### Problem statement
Leaving out the pictures, retype all the material exactly.

# # # # # # #

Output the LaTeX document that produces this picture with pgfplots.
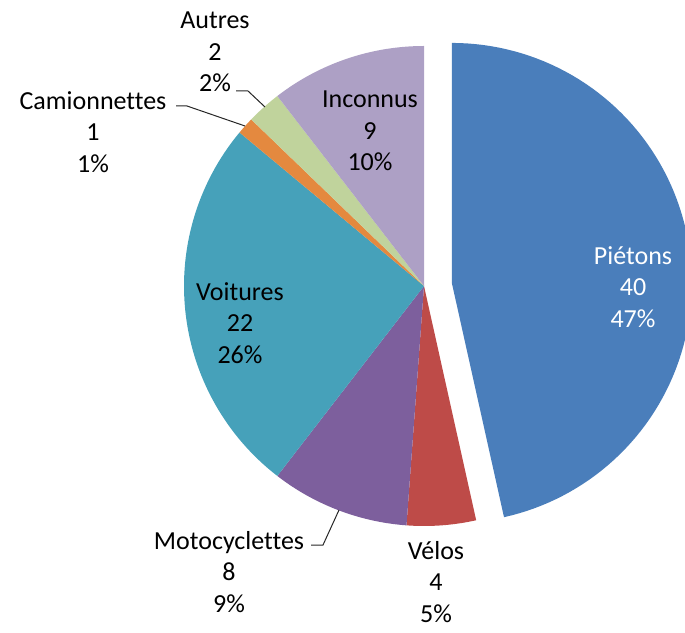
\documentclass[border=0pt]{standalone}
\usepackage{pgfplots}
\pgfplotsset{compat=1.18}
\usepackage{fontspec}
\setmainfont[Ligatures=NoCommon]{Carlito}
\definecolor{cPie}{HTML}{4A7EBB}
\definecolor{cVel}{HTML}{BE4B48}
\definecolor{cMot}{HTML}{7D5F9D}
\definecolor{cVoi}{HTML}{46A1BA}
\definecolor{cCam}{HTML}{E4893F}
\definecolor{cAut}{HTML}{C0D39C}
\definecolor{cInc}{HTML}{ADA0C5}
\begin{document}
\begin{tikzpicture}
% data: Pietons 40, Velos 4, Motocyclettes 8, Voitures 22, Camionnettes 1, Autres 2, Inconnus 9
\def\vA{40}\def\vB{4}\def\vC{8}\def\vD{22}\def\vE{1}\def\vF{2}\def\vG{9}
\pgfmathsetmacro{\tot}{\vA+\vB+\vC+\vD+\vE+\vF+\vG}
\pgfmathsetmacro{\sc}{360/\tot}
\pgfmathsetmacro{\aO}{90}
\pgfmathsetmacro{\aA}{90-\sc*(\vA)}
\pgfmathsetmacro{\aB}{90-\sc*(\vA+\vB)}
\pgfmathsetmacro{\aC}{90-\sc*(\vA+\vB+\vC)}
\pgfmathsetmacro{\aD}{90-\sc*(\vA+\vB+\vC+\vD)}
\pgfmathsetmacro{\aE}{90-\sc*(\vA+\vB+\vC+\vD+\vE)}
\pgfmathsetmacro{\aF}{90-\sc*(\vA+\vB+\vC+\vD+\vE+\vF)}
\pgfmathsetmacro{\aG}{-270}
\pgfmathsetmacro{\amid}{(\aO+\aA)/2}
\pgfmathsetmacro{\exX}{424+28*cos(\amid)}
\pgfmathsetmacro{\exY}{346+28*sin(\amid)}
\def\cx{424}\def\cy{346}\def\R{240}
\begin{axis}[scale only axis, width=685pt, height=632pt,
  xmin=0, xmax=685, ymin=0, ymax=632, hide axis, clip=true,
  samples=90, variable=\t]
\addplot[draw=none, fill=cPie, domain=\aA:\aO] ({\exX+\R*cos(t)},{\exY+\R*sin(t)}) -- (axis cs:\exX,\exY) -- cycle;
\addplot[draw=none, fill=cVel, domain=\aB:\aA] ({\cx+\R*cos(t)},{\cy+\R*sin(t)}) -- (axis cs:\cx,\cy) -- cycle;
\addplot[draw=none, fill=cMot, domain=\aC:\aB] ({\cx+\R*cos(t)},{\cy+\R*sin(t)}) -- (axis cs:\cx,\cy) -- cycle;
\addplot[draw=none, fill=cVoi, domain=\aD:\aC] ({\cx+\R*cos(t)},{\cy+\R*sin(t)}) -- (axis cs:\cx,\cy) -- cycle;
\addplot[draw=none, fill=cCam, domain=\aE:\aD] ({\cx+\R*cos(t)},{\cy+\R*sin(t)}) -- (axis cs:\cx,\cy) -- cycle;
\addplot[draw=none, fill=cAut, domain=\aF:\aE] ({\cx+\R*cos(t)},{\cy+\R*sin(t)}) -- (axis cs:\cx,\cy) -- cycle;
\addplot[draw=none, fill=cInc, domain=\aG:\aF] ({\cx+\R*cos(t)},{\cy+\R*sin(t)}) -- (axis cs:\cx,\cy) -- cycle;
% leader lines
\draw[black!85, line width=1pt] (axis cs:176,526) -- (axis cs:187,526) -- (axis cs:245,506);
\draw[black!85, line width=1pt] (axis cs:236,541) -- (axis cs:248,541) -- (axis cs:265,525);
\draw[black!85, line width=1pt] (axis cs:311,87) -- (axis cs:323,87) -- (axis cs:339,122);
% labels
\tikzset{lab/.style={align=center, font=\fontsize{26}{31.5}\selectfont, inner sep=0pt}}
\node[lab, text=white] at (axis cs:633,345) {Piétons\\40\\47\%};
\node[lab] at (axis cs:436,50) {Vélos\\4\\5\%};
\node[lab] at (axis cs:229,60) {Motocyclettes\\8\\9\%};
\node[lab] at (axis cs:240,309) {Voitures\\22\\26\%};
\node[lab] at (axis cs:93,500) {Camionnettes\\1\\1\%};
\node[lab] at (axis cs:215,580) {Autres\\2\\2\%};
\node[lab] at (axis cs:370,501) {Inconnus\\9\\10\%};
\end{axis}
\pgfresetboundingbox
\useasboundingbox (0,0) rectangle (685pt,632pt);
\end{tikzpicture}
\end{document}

# # # # # # #

### Result of this task
Output the LaTeX document that produces this picture with pgfplots.
\documentclass[border=0pt]{standalone}
\usepackage{pgfplots}
\pgfplotsset{compat=1.18}
\usepackage{fontspec}
\setmainfont[Ligatures=NoCommon]{Carlito}
\definecolor{cPie}{HTML}{4A7EBB}
\definecolor{cVel}{HTML}{BE4B48}
\definecolor{cMot}{HTML}{7D5F9D}
\definecolor{cVoi}{HTML}{46A1BA}
\definecolor{cCam}{HTML}{E4893F}
\definecolor{cAut}{HTML}{C0D39C}
\definecolor{cInc}{HTML}{ADA0C5}
\begin{document}
\begin{tikzpicture}
% data: Pietons 40, Velos 4, Motocyclettes 8, Voitures 22, Camionnettes 1, Autres 2, Inconnus 9
\def\vA{40}\def\vB{4}\def\vC{8}\def\vD{22}\def\vE{1}\def\vF{2}\def\vG{9}
\pgfmathsetmacro{\tot}{\vA+\vB+\vC+\vD+\vE+\vF+\vG}
\pgfmathsetmacro{\sc}{360/\tot}
\pgfmathsetmacro{\aO}{90}
\pgfmathsetmacro{\aA}{90-\sc*(\vA)}
\pgfmathsetmacro{\aB}{90-\sc*(\vA+\vB)}
\pgfmathsetmacro{\aC}{90-\sc*(\vA+\vB+\vC)}
\pgfmathsetmacro{\aD}{90-\sc*(\vA+\vB+\vC+\vD)}
\pgfmathsetmacro{\aE}{90-\sc*(\vA+\vB+\vC+\vD+\vE)}
\pgfmathsetmacro{\aF}{90-\sc*(\vA+\vB+\vC+\vD+\vE+\vF)}
\pgfmathsetmacro{\aG}{-270}
\pgfmathsetmacro{\amid}{(\aO+\aA)/2}
\pgfmathsetmacro{\exX}{424+28*cos(\amid)}
\pgfmathsetmacro{\exY}{346+28*sin(\amid)}
\def\cx{424}\def\cy{346}\def\R{240}
\begin{axis}[scale only axis, width=685pt, height=632pt,
  xmin=0, xmax=685, ymin=0, ymax=632, hide axis, clip=true,
  samples=90, variable=\t]
\addplot[draw=none, fill=cPie, domain=\aA:\aO] ({\exX+\R*cos(t)},{\exY+\R*sin(t)}) -- (axis cs:\exX,\exY) -- cycle;
\addplot[draw=none, fill=cVel, domain=\aB:\aA] ({\cx+\R*cos(t)},{\cy+\R*sin(t)}) -- (axis cs:\cx,\cy) -- cycle;
\addplot[draw=none, fill=cMot, domain=\aC:\aB] ({\cx+\R*cos(t)},{\cy+\R*sin(t)}) -- (axis cs:\cx,\cy) -- cycle;
\addplot[draw=none, fill=cVoi, domain=\aD:\aC] ({\cx+\R*cos(t)},{\cy+\R*sin(t)}) -- (axis cs:\cx,\cy) -- cycle;
\addplot[draw=none, fill=cCam, domain=\aE:\aD] ({\cx+\R*cos(t)},{\cy+\R*sin(t)}) -- (axis cs:\cx,\cy) -- cycle;
\addplot[draw=none, fill=cAut, domain=\aF:\aE] ({\cx+\R*cos(t)},{\cy+\R*sin(t)}) -- (axis cs:\cx,\cy) -- cycle;
\addplot[draw=none, fill=cInc, domain=\aG:\aF] ({\cx+\R*cos(t)},{\cy+\R*sin(t)}) -- (axis cs:\cx,\cy) -- cycle;
% leader lines
\draw[black!85, line width=1pt] (axis cs:176,526) -- (axis cs:187,526) -- (axis cs:245,506);
\draw[black!85, line width=1pt] (axis cs:236,541) -- (axis cs:248,541) -- (axis cs:265,525);
\draw[black!85, line width=1pt] (axis cs:311,87) -- (axis cs:323,87) -- (axis cs:339,122);
% labels
\tikzset{lab/.style={align=center, font=\fontsize{26}{31.5}\selectfont, inner sep=0pt}}
\node[lab, text=white] at (axis cs:633,345) {Piétons\\40\\47\%};
\node[lab] at (axis cs:436,50) {Vélos\\4\\5\%};
\node[lab] at (axis cs:229,60) {Motocyclettes\\8\\9\%};
\node[lab] at (axis cs:240,309) {Voitures\\22\\26\%};
\node[lab] at (axis cs:93,500) {Camionnettes\\1\\1\%};
\node[lab] at (axis cs:215,580) {Autres\\2\\2\%};
\node[lab] at (axis cs:370,501) {Inconnus\\9\\10\%};
\end{axis}
\pgfresetboundingbox
\useasboundingbox (0,0) rectangle (685pt,632pt);
\end{tikzpicture}
\end{document}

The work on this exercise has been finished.